OCLC Number: 690021053
Notes: This interview is one of series conducted concerning Oral Histories of African-American women who taught in West Virginia public schools.
Description: Tape: sound tape reel. Transcript: 88 p.
Responsibility: conducted by Rita Wicks-Nelson and Ancella Radford Bickley.

Abstract:

Susie H. Guyton began teaching in at Bramwell School in West Virginia. She gives us detailed information about her family throughout the interview, including family life during her childhood, her husband and her children, and her family history (which includes family members of different ethnicities). She grew up in Pocahontas County (WV), and tells us about community and social activities in the area. She also gives us detailed information about her education, which includes Bluefield State College, and she tells the interviewers about a bombing at Bluefield State. Her career is a major focus, and this includes problems she faced at school--partially because she was working in the same school as her husband--race relations at the school, and changes she sees in modern students.
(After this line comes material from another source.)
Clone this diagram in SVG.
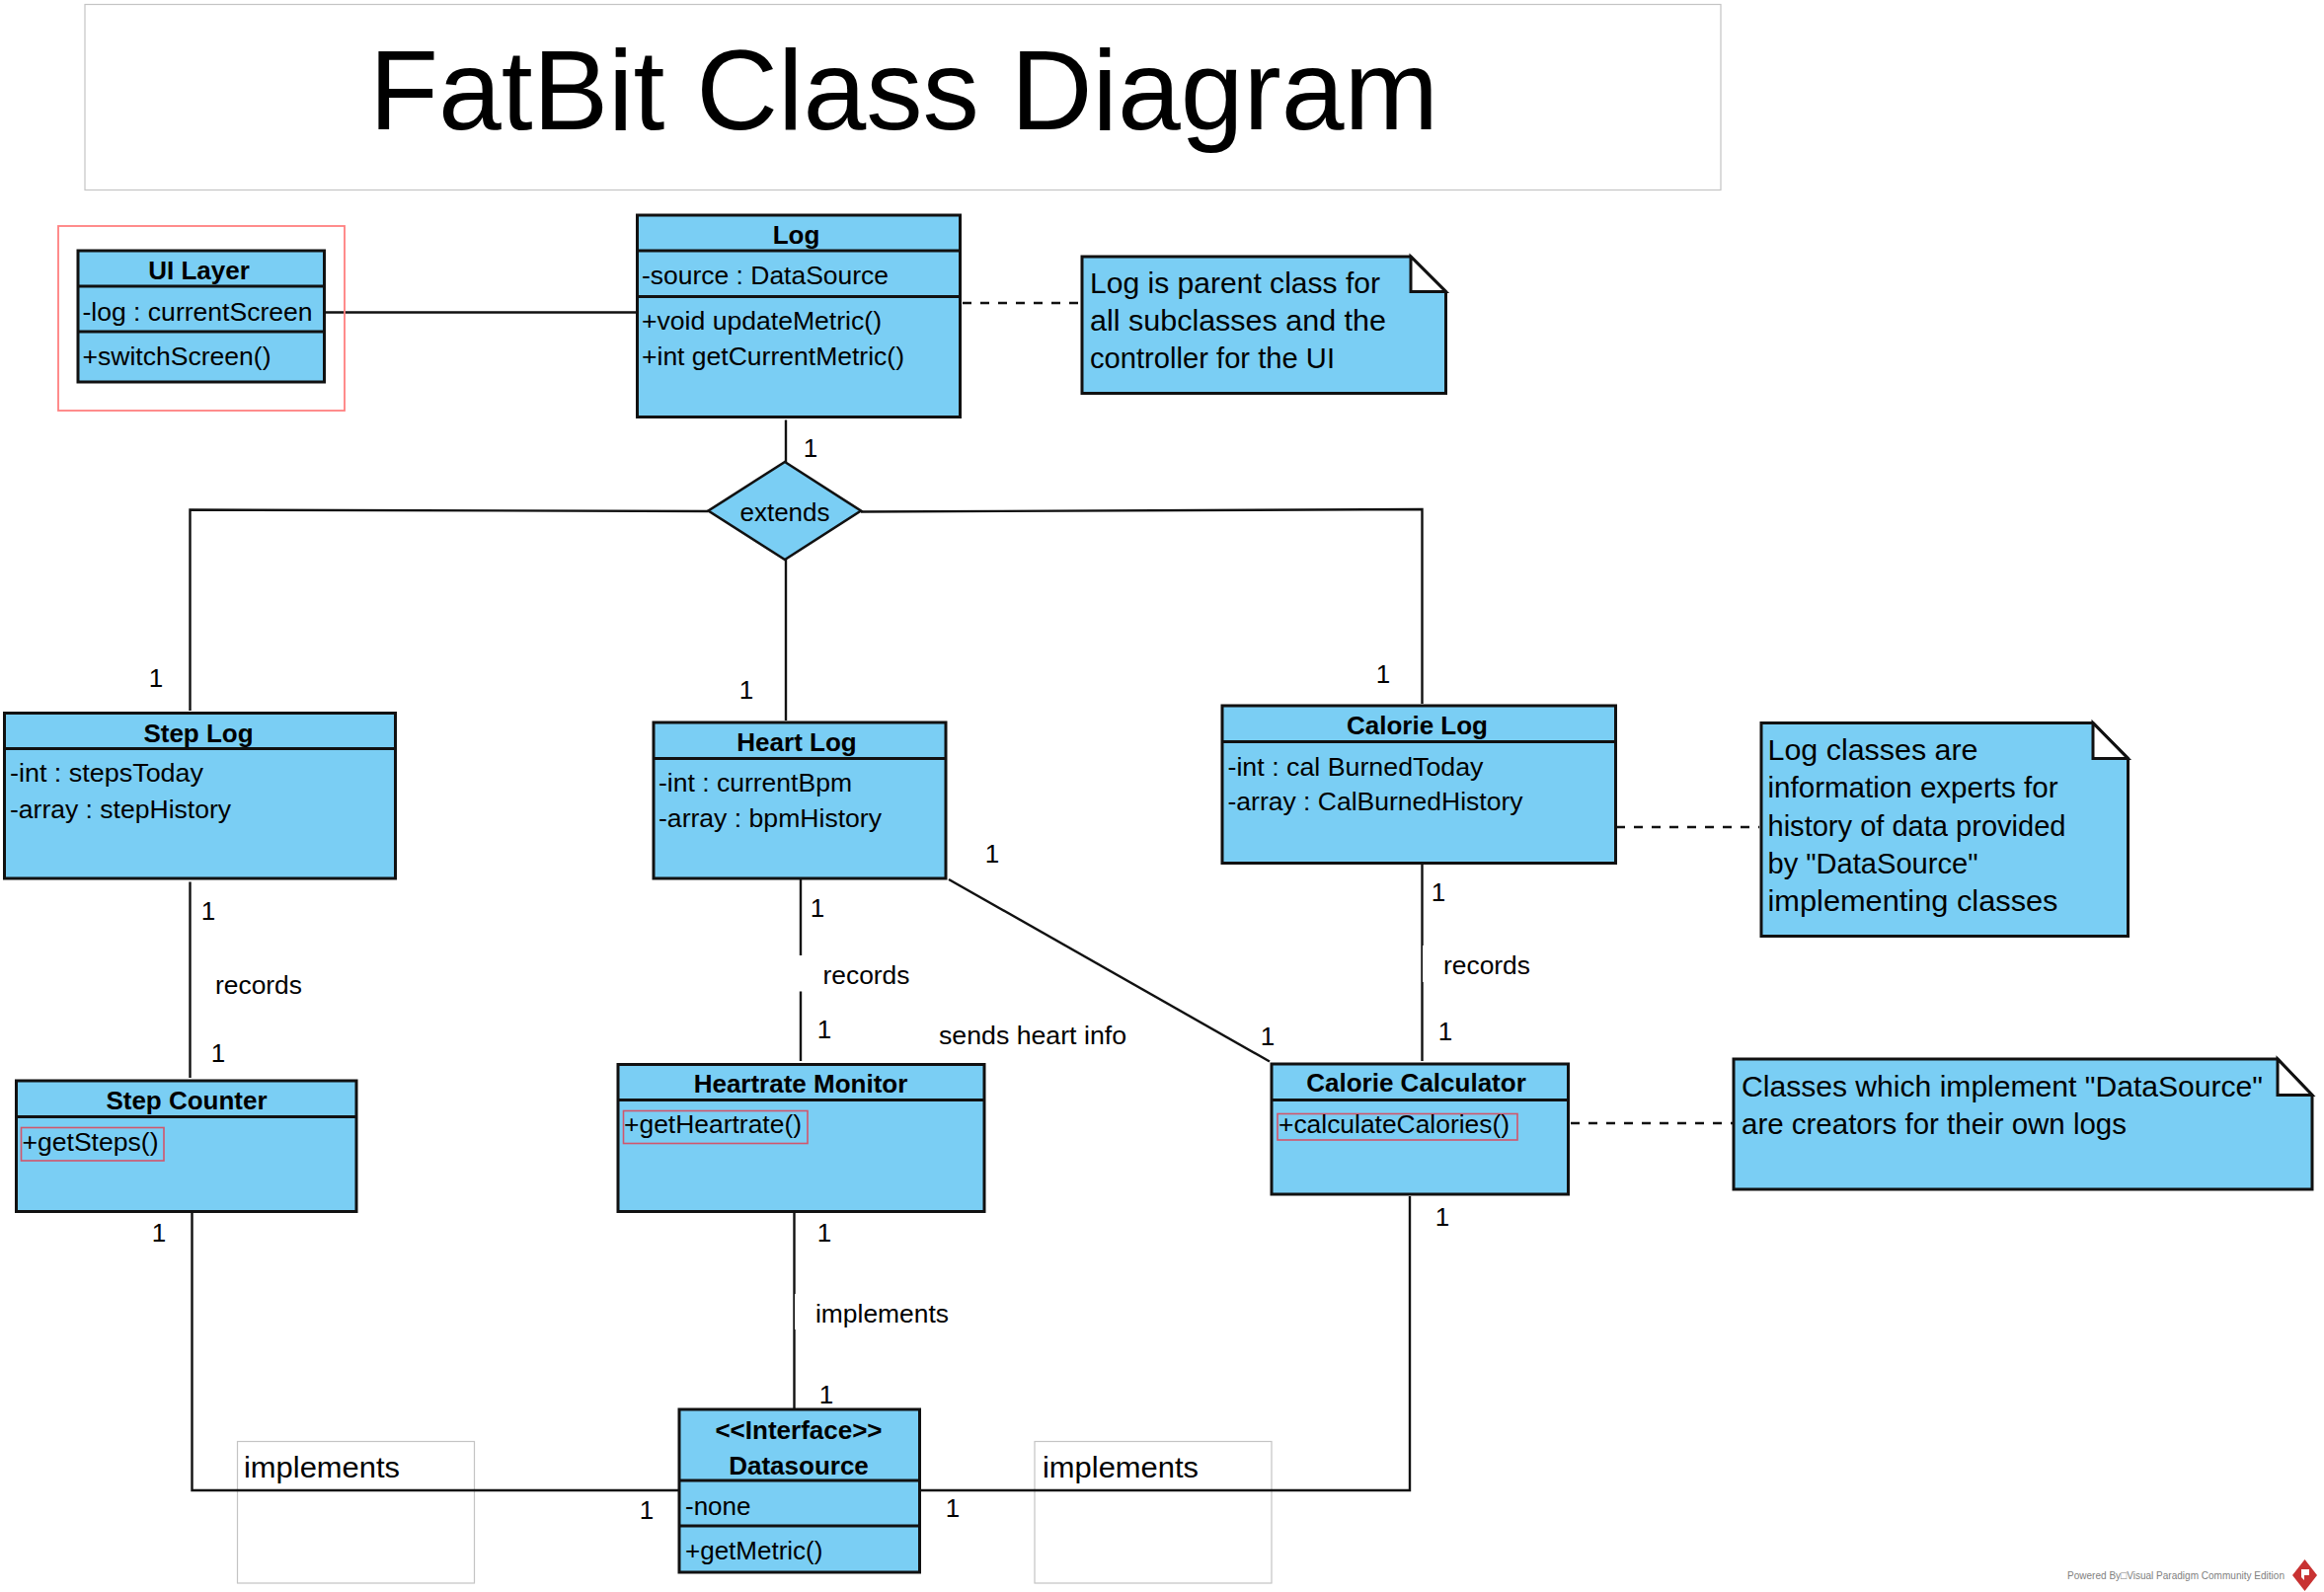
<svg xmlns="http://www.w3.org/2000/svg" width="2354" height="1613" viewBox="0 0 2354 1613">
<defs>
<style>
text{font-family:"Liberation Sans",Arial,sans-serif;fill:#000;font-size:26px}
.box{fill:#7ACEF4;stroke:#111;stroke-width:3}
.div{fill:none;stroke:#111;stroke-width:3}
.b{font-weight:700;text-anchor:middle}
.n{font-size:30px}
.m{text-anchor:middle}
.fold{fill:#fff;stroke:#111;stroke-width:3;stroke-linejoin:miter}
.line{fill:none;stroke:#111;stroke-width:2.4}
.dash{fill:none;stroke:#111;stroke-width:2.6;stroke-dasharray:9 9}
.red{fill:none;stroke:#D2566B;stroke-width:1.6}
.outer{fill:none;stroke:#FF8080;stroke-width:1.8}
.free{fill:#fff;stroke:#C4C4C4;stroke-width:1.2}
.cover{fill:#fff}
</style>
</defs>
<rect width="2354" height="1613" fill="#fff"/>

<g id="title">
<rect x="86" y="4.500" width="1657" height="188" class="free"/>
<text x="374" y="131" textLength="1083" lengthAdjust="spacingAndGlyphs" style="font-size:115px">FatBit Class Diagram</text>
</g>

<g id="free-implements-left"><rect x="240.500" y="1460.500" width="240" height="143.500" class="free"/><text x="247" y="1497" class="n" textLength="158" lengthAdjust="spacingAndGlyphs">implements</text></g>
<g id="free-implements-right"><rect x="1048" y="1460.500" width="240" height="143.500" class="free"/><text x="1056" y="1497" class="n" textLength="158" lengthAdjust="spacingAndGlyphs">implements</text></g>

<g id="connectors">
<path class="line" d="M328 316.500H645"/>
<path class="dash" d="M975 307H1096"/>
<path class="dash" d="M1637 838H1782"/>
<path class="dash" d="M1591 1138H1756"/>
<path class="line" d="M796 425.500V468"/>
<path class="line" d="M717.500 518L192.500 516.500V720"/>
<path class="line" d="M796 567V730"/>
<path class="line" d="M872 518.500L1440.500 516V713"/>
<path class="line" d="M192.500 893.500V1092"/>
<path class="line" d="M811 890V968M811 1004.500V1075"/>
<path class="line" d="M1440.500 875V1075"/>
<rect class="cover" x="1441" y="958" width="14" height="37"/>
<path class="line" d="M961 891L1286 1075.500"/>
<path class="line" d="M804.500 1229V1428"/>
<rect class="cover" x="805" y="1311" width="14" height="36"/>
<path class="line" d="M194.500 1229V1510H688"/>
<path class="line" d="M933 1510H1428V1212"/>
</g>

<g id="connector-labels">
<text x="821" y="463" class="m">1</text>
<text x="158" y="696" class="m">1</text>
<text x="756" y="708" class="m">1</text>
<text x="1401" y="692" class="m">1</text>
<text x="211" y="932" class="m">1</text>
<text x="218" y="1007" textLength="88" lengthAdjust="spacingAndGlyphs">records</text>
<text x="221" y="1076" class="m">1</text>
<text x="828" y="929" class="m">1</text>
<text x="833.500" y="997" textLength="88" lengthAdjust="spacingAndGlyphs">records</text>
<text x="835" y="1052" class="m">1</text>
<text x="1457" y="913" class="m">1</text>
<text x="1462" y="987" textLength="88" lengthAdjust="spacingAndGlyphs">records</text>
<text x="1464" y="1054" class="m">1</text>
<text x="1005" y="874" class="m">1</text>
<text x="1284" y="1059" class="m">1</text>
<text x="951" y="1058" textLength="190" lengthAdjust="spacingAndGlyphs">sends heart info</text>
<text x="161" y="1258" class="m">1</text>
<text x="835" y="1258" class="m">1</text>
<text x="1461" y="1242" class="m">1</text>
<text x="826" y="1340" textLength="135" lengthAdjust="spacingAndGlyphs">implements</text>
<text x="837" y="1422" class="m">1</text>
<text x="655" y="1539" class="m">1</text>
<text x="965" y="1537" class="m">1</text>
</g>

<g id="ui-layer-group"><rect x="59" y="229" width="290" height="187" class="outer"/></g>

<g id="ui-layer">
<rect x="79" y="254" width="249.500" height="133" class="box"/>
<path class="div" d="M79 290H328.500M79 336H328.500"/>
<text x="201.500" y="282.500" class="b">UI Layer</text>
<text x="83.500" y="324.500" textLength="233" lengthAdjust="spacingAndGlyphs">-log : currentScreen</text>
<text x="83.500" y="370" textLength="191" lengthAdjust="spacingAndGlyphs">+switchScreen()</text>
</g>

<g id="log">
<rect x="645.500" y="218" width="327" height="204.500" class="box"/>
<path class="div" d="M645.500 254H972.500M645.500 300.500H972.500"/>
<text x="806.500" y="247" class="b">Log</text>
<text x="650" y="288" textLength="250" lengthAdjust="spacingAndGlyphs">-source : DataSource</text>
<text x="650" y="334" textLength="243" lengthAdjust="spacingAndGlyphs">+void updateMetric()</text>
<text x="650" y="369.500" textLength="266" lengthAdjust="spacingAndGlyphs">+int getCurrentMetric()</text>
</g>

<g id="note-log">
<path class="box" d="M1096 260H1429L1464.500 295.500V398.500H1096Z"/>
<path class="fold" d="M1429 260V295.500H1464.500Z"/>
<text x="1104" y="296.500" class="n" textLength="294" lengthAdjust="spacingAndGlyphs">Log is parent class for</text>
<text x="1104" y="335" class="n" textLength="300" lengthAdjust="spacingAndGlyphs">all subclasses and the</text>
<text x="1104" y="373" class="n" textLength="248" lengthAdjust="spacingAndGlyphs">controller for the UI</text>
</g>

<g id="extends">
<path class="box" style="stroke-width:2.6" d="M795 468L872 517.500L795 567L717.500 517.500Z"/>
<text x="795" y="528" class="m">extends</text>
</g>

<g id="step-log">
<rect x="4.500" y="722.500" width="396" height="167.500" class="box"/>
<path class="div" d="M4.500 758.500H400.500"/>
<text x="201" y="752" class="b">Step Log</text>
<text x="10" y="792" textLength="196" lengthAdjust="spacingAndGlyphs">-int : stepsToday</text>
<text x="10" y="829" textLength="224" lengthAdjust="spacingAndGlyphs">-array : stepHistory</text>
</g>

<g id="heart-log">
<rect x="662" y="732" width="296" height="158" class="box"/>
<path class="div" d="M662 768.500H958"/>
<text x="807" y="761" class="b">Heart Log</text>
<text x="667" y="802" textLength="196" lengthAdjust="spacingAndGlyphs">-int : currentBpm</text>
<text x="667" y="838" textLength="226" lengthAdjust="spacingAndGlyphs">-array : bpmHistory</text>
</g>

<g id="calorie-log">
<rect x="1238" y="715" width="398.500" height="159.500" class="box"/>
<path class="div" d="M1238 751.500H1636.500"/>
<text x="1435.500" y="744" class="b">Calorie Log</text>
<text x="1243.500" y="785.500" textLength="259" lengthAdjust="spacingAndGlyphs">-int : cal BurnedToday</text>
<text x="1243.500" y="820.500" textLength="299" lengthAdjust="spacingAndGlyphs">-array : CalBurnedHistory</text>
</g>

<g id="note-log-classes">
<path class="box" d="M1784 732.500H2120L2155.500 768.500V948.500H1784Z"/>
<path class="fold" d="M2120 732.500V768.500H2155.500Z"/>
<text x="1790.500" y="770" class="n" textLength="213" lengthAdjust="spacingAndGlyphs">Log classes are</text>
<text x="1790.500" y="808" class="n" textLength="294" lengthAdjust="spacingAndGlyphs">information experts for</text>
<text x="1790.500" y="847" class="n" textLength="302" lengthAdjust="spacingAndGlyphs">history of data provided</text>
<text x="1790.500" y="885" class="n" textLength="213" lengthAdjust="spacingAndGlyphs">by "DataSource"</text>
<text x="1790.500" y="923" class="n" textLength="294" lengthAdjust="spacingAndGlyphs">implementing classes</text>
</g>

<g id="step-counter">
<rect x="16.500" y="1095" width="344.500" height="132.500" class="box"/>
<path class="div" d="M16.500 1131.500H361"/>
<text x="189" y="1123.500" class="b">Step Counter</text>
<rect x="21.500" y="1142.500" width="144.500" height="33.500" class="red"/>
<text x="22.500" y="1166" textLength="138" lengthAdjust="spacingAndGlyphs">+getSteps()</text>
</g>

<g id="heartrate-monitor">
<rect x="626" y="1078.500" width="371" height="149" class="box"/>
<path class="div" d="M626 1114.500H997"/>
<text x="811" y="1106.500" class="b">Heartrate Monitor</text>
<rect x="631.500" y="1125.500" width="186.500" height="33" class="red"/>
<text x="632" y="1148" textLength="180" lengthAdjust="spacingAndGlyphs">+getHeartrate()</text>
</g>

<g id="calorie-calculator">
<rect x="1288" y="1078" width="300.500" height="132" class="box"/>
<path class="div" d="M1288 1114.500H1588.500"/>
<text x="1434.500" y="1106" class="b">Calorie Calculator</text>
<rect x="1294" y="1128.500" width="243" height="26.500" class="red"/>
<text x="1295" y="1148" textLength="234" lengthAdjust="spacingAndGlyphs">+calculateCalories()</text>
</g>

<g id="note-datasource">
<path class="box" d="M1756 1073H2307L2342 1109.500V1205H1756Z"/>
<path class="fold" d="M2307 1073V1109.500H2342Z"/>
<text x="1764" y="1110.500" class="n" textLength="528" lengthAdjust="spacingAndGlyphs">Classes which implement "DataSource"</text>
<text x="1764" y="1148.500" class="n" textLength="390" lengthAdjust="spacingAndGlyphs">are creators for their own logs</text>
</g>

<g id="datasource">
<rect x="688" y="1428" width="243.500" height="165" class="box"/>
<path class="div" d="M688 1500H931.500M688 1546H931.500"/>
<text x="809" y="1458" class="b">&lt;&lt;Interface&gt;&gt;</text>
<text x="809" y="1494" class="b">Datasource</text>
<text x="694" y="1535">-none</text>
<text x="694" y="1580">+getMetric()</text>
</g>

<g id="watermark">
<text x="2094" y="1600" textLength="220" lengthAdjust="spacingAndGlyphs" style="font-size:10.500px;fill:#808080">Powered By□Visual Paradigm Community Edition</text>
<path fill="#C83232" d="M2334.500 1580L2347 1596L2334.500 1612L2322 1596Z"/>
<path fill="#fff" d="M2331 1590H2339V1596H2334V1601L2331 1598Z"/>
</g>
</svg>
Race relations in her life is discussed, and she recalls the desegregation of schools and discusses interracial dating. She discusses women's rights and the Women's Movement as well. There are also numerous other topics, such as: church; her self-perceptions; her beliefs on what is proper for women; class divisions among African-Americans; the achievements of her and her family; her thoughts on her life is general and how she has changed over her life; her belief that African-Americans need to be proud of their heritage and work to better their race; as well as many other subjects.